_Exercise objective_. Locate each line in the records containing "this". Copy it.

_Data for the task_.

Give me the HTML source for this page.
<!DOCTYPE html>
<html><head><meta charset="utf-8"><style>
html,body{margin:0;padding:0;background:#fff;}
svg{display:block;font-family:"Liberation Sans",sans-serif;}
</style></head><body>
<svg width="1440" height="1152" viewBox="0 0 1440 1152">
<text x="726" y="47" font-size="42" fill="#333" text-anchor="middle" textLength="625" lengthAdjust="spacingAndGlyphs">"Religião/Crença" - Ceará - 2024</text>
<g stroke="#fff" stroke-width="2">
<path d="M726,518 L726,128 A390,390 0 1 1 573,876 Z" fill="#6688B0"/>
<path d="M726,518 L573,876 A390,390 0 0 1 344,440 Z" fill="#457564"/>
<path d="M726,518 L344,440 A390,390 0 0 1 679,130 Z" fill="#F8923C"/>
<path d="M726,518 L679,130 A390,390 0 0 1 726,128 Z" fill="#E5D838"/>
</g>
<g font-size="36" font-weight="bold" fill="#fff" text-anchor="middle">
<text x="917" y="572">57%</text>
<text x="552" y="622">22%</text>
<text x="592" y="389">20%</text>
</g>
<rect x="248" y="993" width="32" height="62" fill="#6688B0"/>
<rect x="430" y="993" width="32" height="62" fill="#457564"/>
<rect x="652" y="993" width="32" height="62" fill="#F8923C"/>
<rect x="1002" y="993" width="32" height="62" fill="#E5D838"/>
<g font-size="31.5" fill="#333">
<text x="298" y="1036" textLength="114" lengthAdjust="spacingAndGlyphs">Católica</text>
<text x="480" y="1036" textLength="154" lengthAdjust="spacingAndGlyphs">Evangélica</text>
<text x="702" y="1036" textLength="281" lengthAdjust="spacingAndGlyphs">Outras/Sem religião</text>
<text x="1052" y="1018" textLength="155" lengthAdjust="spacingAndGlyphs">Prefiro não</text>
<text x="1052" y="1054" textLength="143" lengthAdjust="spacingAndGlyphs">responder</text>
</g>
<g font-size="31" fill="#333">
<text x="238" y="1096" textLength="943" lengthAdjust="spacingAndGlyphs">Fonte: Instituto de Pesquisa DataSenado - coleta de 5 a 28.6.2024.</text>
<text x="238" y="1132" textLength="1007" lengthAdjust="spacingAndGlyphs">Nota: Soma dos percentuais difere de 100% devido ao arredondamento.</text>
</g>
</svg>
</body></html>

==

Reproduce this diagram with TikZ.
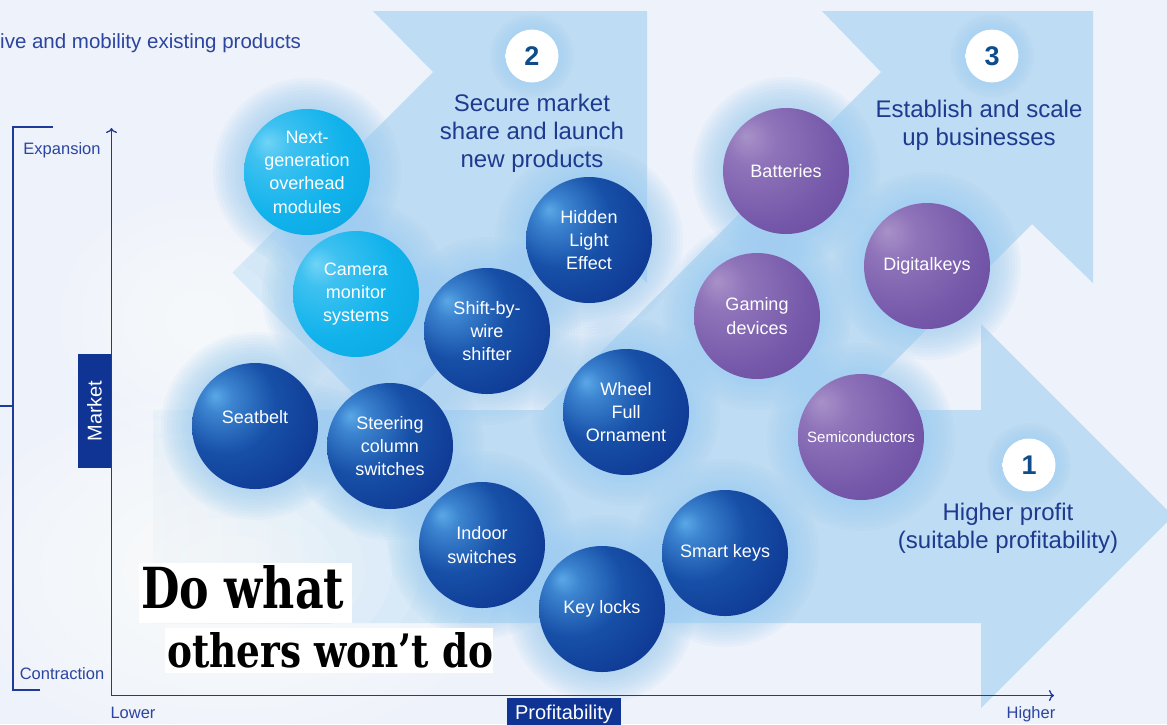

_Result_.
Give me the HTML source for this page.
Reproduce this diagram with TikZ.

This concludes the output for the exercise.